Wrong approach:SELECT DISTINCT city, country FROM customers; -- expecting unique cities only
Correct approach:SELECT DISTINCT city FROM customers; -- to get unique cities
Root cause:Misunderstanding that DISTINCT applies to the entire row, not individual columns separately.
#2Using DISTINCT to count unique values without COUNT function.
Wrong approach:SELECT DISTINCT city FROM customers; -- expecting a count of unique cities
Correct approach:SELECT COUNT(DISTINCT city) FROM customers; -- correct way to count unique cities
Root cause:Confusing filtering unique rows with counting unique values.

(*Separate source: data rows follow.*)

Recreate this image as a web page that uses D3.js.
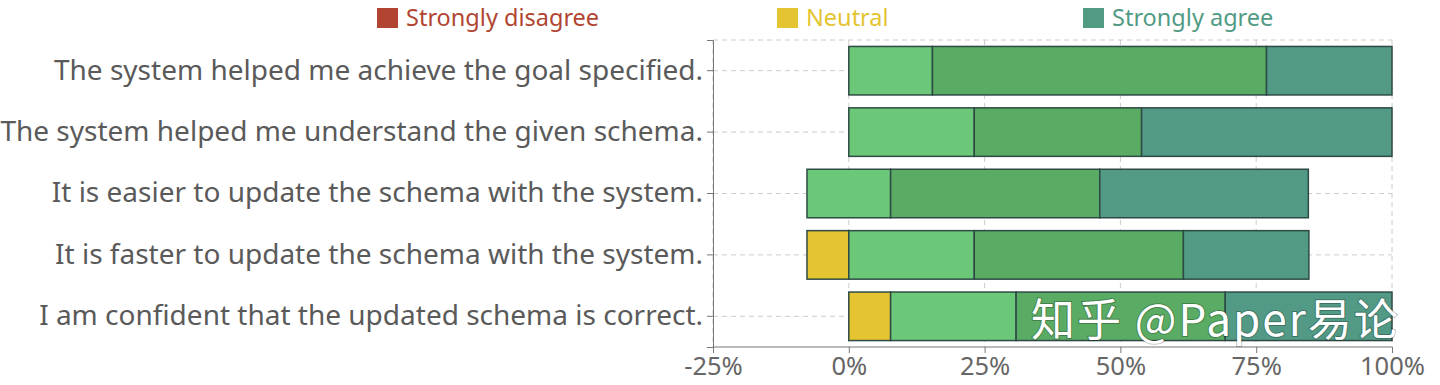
<!DOCTYPE html>
<html>
<head>
  <script src="https://d3js.org/d3.v7.min.js"></script>
  <style>
    body { margin: 0; background: #fff; }
    svg, svg text { font-family: "Noto Sans", "Open Sans", sans-serif; }
    .grid line { stroke: #ccc; stroke-dasharray: 5,4; stroke-width: 1; }
    .axis path, .axis line { stroke: #777; }
    .axis text { fill: #666; font-size: 25.5px; }
    .axis text.cat { fill: #5a5a5a; font-size: 28px; }
    text.mark { fill: #fff; font-size: 44px; letter-spacing: 2px; font-family: "Noto Sans CJK SC", sans-serif; }
  </style>
</head>
<body>
<div id="chart"></div>
<script>
// questions, top to bottom
var questions = [
  "The system helped me achieve the goal specified.",
  "The system helped me understand the given schema.",
  "It is easier to update the schema with the system.",
  "It is faster to update the schema with the system.",
  "I am confident that the updated schema is correct."
];

// where each bar starts (percent)
var starts = [0, 0, -7.7, -7.7, 0];

// segment widths (percent), left to right
var neutral   = [0, 0, 0, 7.7, 7.7];
var somewhat  = [15.4, 23.1, 15.4, 23.1, 23.1];
var agree     = [61.5, 30.8, 38.5, 38.5, 38.5];
var strongly  = [23.1, 46.1, 38.4, 23.1, 30.7];

var xTicks = [-25, 0, 25, 50, 75, 100];

var legendNames = ["Strongly disagree", "Neutral", "Strongly agree"];
var legendColors = ["#b14532", "#e4c431", "#519b85"];

var segColors = ["#e4c431", "#6cc879", "#5aab63", "#529a86"];

var width = 1440, height = 385;
var margin = {left: 713, right: 48, top: 40, bottom: 38};

var svg = d3.select("#chart").append("svg")
  .attr("width", width)
  .attr("height", height);

var x = d3.scaleLinear()
  .domain([-25, 100])
  .range([margin.left, width - margin.right]);

var y = d3.scaleBand()
  .domain(questions)
  .range([margin.top, height - margin.bottom])
  .paddingInner(0.21)
  .paddingOuter(0.105);

/* grid */
var grid = svg.append("g").attr("class", "grid");
grid.selectAll(".v")
  .data(xTicks).enter()
  .append("line")
  .attr("x1", d => x(d)).attr("x2", d => x(d))
  .attr("y1", margin.top).attr("y2", height - margin.bottom);
grid.selectAll(".h")
  .data(questions).enter()
  .append("line")
  .attr("x1", margin.left).attr("x2", x(100))
  .attr("y1", d => y(d) + y.bandwidth() / 2)
  .attr("y2", d => y(d) + y.bandwidth() / 2);
grid.append("line")
  .attr("x1", margin.left).attr("x2", x(100))
  .attr("y1", margin.top).attr("y2", margin.top);

/* stacked segments */
var series = [neutral, somewhat, agree, strongly];
var segs = [];
questions.forEach(function(q, i) {
  var pos = starts[i];
  series.forEach(function(s, k) {
    if (s[i] > 0) {
      segs.push({q: q, x0: pos, x1: pos + s[i], k: k});
      pos += s[i];
    }
  });
});

svg.append("g")
  .selectAll("rect")
  .data(segs).enter()
  .append("rect")
  .attr("x", d => x(d.x0))
  .attr("width", d => x(d.x1) - x(d.x0))
  .attr("y", d => y(d.q))
  .attr("height", y.bandwidth())
  .attr("fill", d => segColors[d.k])
  .attr("stroke", "#2e4a45")
  .attr("stroke-width", 1.5);

/* axes */
svg.append("g")
  .attr("class", "axis")
  .attr("transform", `translate(0, ${height - margin.bottom})`)
  .call(d3.axisBottom(x).tickValues(xTicks).tickFormat(d => d + "%").tickSize(6).tickPadding(4))
  .call(g => g.select(".domain").attr("d", `M${margin.left},0H${x(100)}`))
  .selectAll("text").attr("dy", "0.72em");

var yAxis = svg.append("g")
  .attr("class", "axis")
  .attr("transform", `translate(${margin.left}, 0)`)
  .call(d3.axisLeft(y).tickSize(6).tickPadding(4).tickSizeOuter(6));
yAxis.selectAll("text").attr("class", "cat");

/* legend */
var legendX = [377, 777, 1083];
var legend = svg.append("g");
legendNames.forEach(function(n, i) {
  legend.append("rect")
    .attr("x", legendX[i]).attr("y", 8)
    .attr("width", 21).attr("height", 20)
    .attr("fill", legendColors[i]);
  legend.append("text")
    .attr("x", legendX[i] + 29).attr("y", 26)
    .attr("fill", legendColors[i])
    .style("font-size", "23.5px")
    .text(n);
});

/* watermark */
svg.append("text")
  .attr("class", "mark")
  .attr("x", 1031).attr("y", 336)
  .style("paint-order", "stroke")
  .style("stroke", "rgba(0,0,0,0.25)")
  .style("stroke-width", 2)
  .text("知乎 @Paper易论");
</script>
</body>
</html>
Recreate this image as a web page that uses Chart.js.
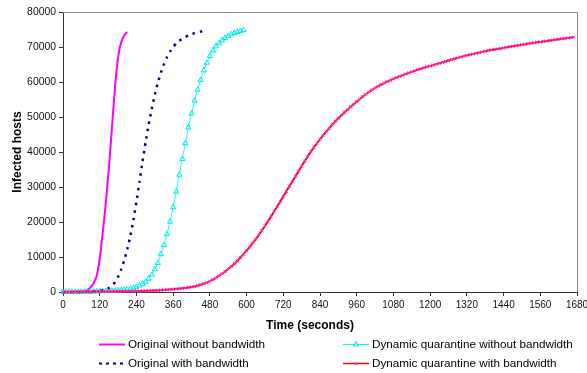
<!DOCTYPE html>
<html><head><meta charset="utf-8">
<script src="https://cdn.jsdelivr.net/npm/chart.js@4.4.0/dist/chart.umd.min.js"></script>
<style>html,body{margin:0;padding:0;background:#fff;}#wrap{width:587px;height:373px;position:relative;}</style>
</head><body><div id="wrap"><canvas id="c" width="587" height="373"></canvas></div>
<script>
const times = [
0,10,20,30,40,50,60,70,80,90,
100,110,120,130,140,150,160,170,180,190,
200,210,220,230,240,250,260,270,280,290,
300,310,320,330,340,350,360,370,380,390,
400,410,420,430,440,450,460,470,480,490,
500,510,520,530,540,550,560,570,580,590,
600,610,620,630,640,650,660,670,680,690,
700,710,720,730,740,750,760,770,780,790,
800,810,820,830,840,850,860,870,880,890,
900,910,920,930,940,950,960,970,980,990,
1000,1010,1020,1030,1040,1050,1060,1070,1080,1090,
1100,1110,1120,1130,1140,1150,1160,1170,1180,1190,
1200,1210,1220,1230,1240,1250,1260,1270,1280,1290,
1300,1310,1320,1330,1340,1350,1360,1370,1380,1390,
1400,1410,1420,1430,1440,1450,1460,1470,1480,1490,
1500,1510,1520,1530,1540,1550,1560,1570,1580,1590,
1600,1610,1620,1630,1640,1650,1660,1670];
const seriesNames = ['Original without bandwidth','Original with bandwidth','Dynamic quarantine without bandwidth','Dynamic quarantine with bandwidth'];
const xAxisTitle = 'Time (seconds)';
const yAxisTitle = 'Infected hosts';
const xTicks = [0,120,240,360,480,600,720,840,960,1080,1200,1320,1440,1560,1680];
const yTicks = [0,10000,20000,30000,40000,50000,60000,70000,80000];
const origNoBw = [0,0,10,20,40,70,120,250,600,1300,2500,4600,9500,17000,25500,35500,47000,58500,67000,71300,73300,74300];
const origBw = [0,0,10,10,20,30,40,60,80,110,150,220,320,480,750,1150,1800,2800,4300,6400,9000,12200,16000,20500,25800,31500,37300,42800,47800,52300,56300,59800,62700,65100,67100,68700,70000,71000,71800,72400,72900,73300,73650,73950,74200,74400,74600,74800];
const dynNoBw = [0,10,20,30,40,50,60,80,100,120,150,180,210,250,290,330,380,430,480,540,
600,750,950,1200,1500,1850,2300,2900,3800,4900,
6500,8300,10800,13400,16500,20100,24200,28700,33500,38000,
42500,47000,51000,54700,57800,60600,63300,65500,67400,69000,
70200,71100,71900,72600,73100,73600,74000,74300,74550,74800];
const dynBw = [
0,10,20,30,40,50,60,70,80,90,
100,110,120,130,140,150,160,170,180,190,
200,210,225,240,260,280,300,330,360,400,
440,480,530,590,660,740,820,890,960,1060,
1170,1290,1430,1600,1800,2050,2350,2700,3100,3550,
4050,4600,5200,5850,6550,7300,8100,8950,9850,10800,
11800,12850,13950,15100,16300,17550,18850,20200,21600,23000,
24400,25850,27300,28750,30200,31650,33100,34550,36000,37400,
38750,40050,41300,42500,43650,44750,45800,46800,47800,48750,
49650,50500,51300,52100,52900,53650,54400,55150,55850,56500,
57150,57750,58300,58800,59250,59700,60100,60500,60900,61250,
61600,61950,62300,62600,62900,63200,63500,63800,64100,64350,
64600,64850,65100,65350,65600,65850,66150,66400,66650,66900,
67150,67400,67600,67800,68000,68200,68400,68600,68800,69000,
69150,69300,69450,69600,69750,69900,70050,70200,70350,70500,
70650,70800,70950,71100,71200,71350,71450,71600,71700,71850,
71950,72100,72200,72350,72450,72600,72700,72800];

const pts = arr => arr.map((v,i)=>({x: times[i], y: v}));
const FONT = "'Liberation Sans', Arial, sans-serif";

const datasets = [
  {label: seriesNames[0], data: pts(origNoBw), borderColor:'#FF00FF', borderWidth:2, pointRadius:0, order:4, clip:6},
  {label: seriesNames[1], data: pts(origBw), borderColor:'#000080', borderWidth:2.5, borderDash:[2.5,5], pointRadius:0, order:2, clip:6},
  {label: seriesNames[2], data: pts(dynNoBw), borderColor:'#00FFFF', borderWidth:1, pointStyle:'triangle', pointRadius:3, pointBorderColor:'#00E5E5', pointBackgroundColor:'rgba(200,255,255,0.6)', pointBorderWidth:1, order:3, clip:6},
  {label: seriesNames[3], data: pts(dynBw), borderColor:'#FF0000', borderWidth:2, pointStyle:'crossRot', pointRadius:2.2, pointBorderColor:'#FF33DD', pointBorderWidth:1, order:1, clip:6}
];

const legendPos = [
  {ds:0, x:99, y:344},
  {ds:1, x:99, y:363},
  {ds:2, x:343, y:344},
  {ds:3, x:343, y:363}
];

const extras = {
  id:'extras',
  beforeDatasetsDraw(chart){
    const {ctx, chartArea:a} = chart;
    ctx.save();
    ctx.strokeStyle = '#888';
    ctx.lineWidth = 1;
    ctx.beginPath();
    ctx.moveTo(a.left, a.top+0.5); ctx.lineTo(a.right+0.5, a.top+0.5);
    ctx.lineTo(a.right+0.5, a.bottom);
    ctx.stroke();
    ctx.restore();
  },
  afterDraw(chart){
    const ctx = chart.ctx;
    ctx.save();
    ctx.fillStyle = '#000';
    ctx.font = "bold 12px " + FONT;
    ctx.textAlign = 'center'; ctx.textBaseline = 'middle';
    ctx.fillText(xAxisTitle, 310, 326);
    ctx.font = "11.7px " + FONT;
    ctx.textAlign = 'left';
    legendPos.forEach(p => {
      const d = chart.data.datasets[p.ds];
      ctx.save();
      ctx.strokeStyle = d.borderColor;
      ctx.lineWidth = p.ds===1 ? 2 : (p.ds===3 ? 1.5 : (d.borderWidth||1));
      ctx.setLineDash(p.ds===1 ? [3,4] : (d.borderDash || []));
      ctx.beginPath(); ctx.moveTo(p.x, p.y+0.5); ctx.lineTo(p.x+26, p.y+0.5); ctx.stroke();
      ctx.setLineDash([]);
      if (d.pointRadius) {
        ctx.fillStyle = d.pointBackgroundColor || 'rgba(0,0,0,0)';
        ctx.strokeStyle = d.pointBorderColor;
        ctx.lineWidth = d.pointBorderWidth;
        Chart.helpers.drawPoint(ctx, {pointStyle:d.pointStyle, radius:d.pointRadius, borderWidth:d.pointBorderWidth, rotation:0}, p.x+13, p.y+0.5);
      }
      ctx.restore();
      ctx.fillStyle = '#000';
      ctx.fillText(d.label, p.x+29, p.y+1);
    });
    ctx.restore();
  }
};

new Chart(document.getElementById('c'), {
  type:'line',
  data:{datasets},
  options:{
    responsive:false, animation:false, devicePixelRatio:1,
    layout:{padding:{left:0, right:10, top:12, bottom:0}},
    plugins:{legend:{display:false}, tooltip:{enabled:false}},
    elements:{line:{tension:0.2}},
    scales:{
      x:{type:'linear', min:0, max:1680,
        afterBuildTicks: s => { s.ticks = xTicks.map(v=>({value:v})); },
        afterFit: s => { s.height = 81; s.paddingLeft = 0; s.paddingRight = 0; },
        grid:{drawOnChartArea:false, drawTicks:true, tickLength:4, color:'#333'},
        border:{display:true, color:'#333', width:1},
        ticks:{autoSkip:false, maxRotation:0, padding:3, color:'#111', font:{family:FONT, size:10}, callback: v => String(v)},
      },
      y:{type:'linear', min:0, max:80000,
        afterBuildTicks: s => { s.ticks = yTicks.map(v=>({value:v})); },
        afterFit: s => { s.width = 63; s.paddingTop = 0; s.paddingBottom = 0; },
        grid:{drawOnChartArea:false, drawTicks:true, tickLength:4, color:'#333'},
        border:{display:true, color:'#333', width:1},
        ticks:{padding:3, color:'#111', font:{family:FONT, size:10.4}, callback: v => String(v)},
        title:{display:true, text:yAxisTitle, color:'#000', font:{family:FONT, size:12, weight:'bold'}, padding:{top:10.4, bottom:0}}
      }
    }
  },
  plugins:[extras]
});
</script></body></html>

#3Ignoring performance impact of DISTINCT on large tables.
Wrong approach:SELECT DISTINCT city FROM huge_customers_table; -- slow query without indexes
Correct approach:CREATE INDEX idx_city ON huge_customers_table(city); SELECT DISTINCT city FROM huge_customers_table; -- faster query
Root cause:Not considering how DISTINCT works internally and the need for indexing.
Key Takeaways
DISTINCT is used to remove duplicate rows from query results, showing only unique entries.
It applies to the entire set of selected columns, not just one column individually.
DISTINCT treats all NULL values as equal, so only one NULL appears in results.
Using DISTINCT can impact query performance, especially on large datasets without proper indexing.
For counting unique values, combine DISTINCT with COUNT, like COUNT(DISTINCT column).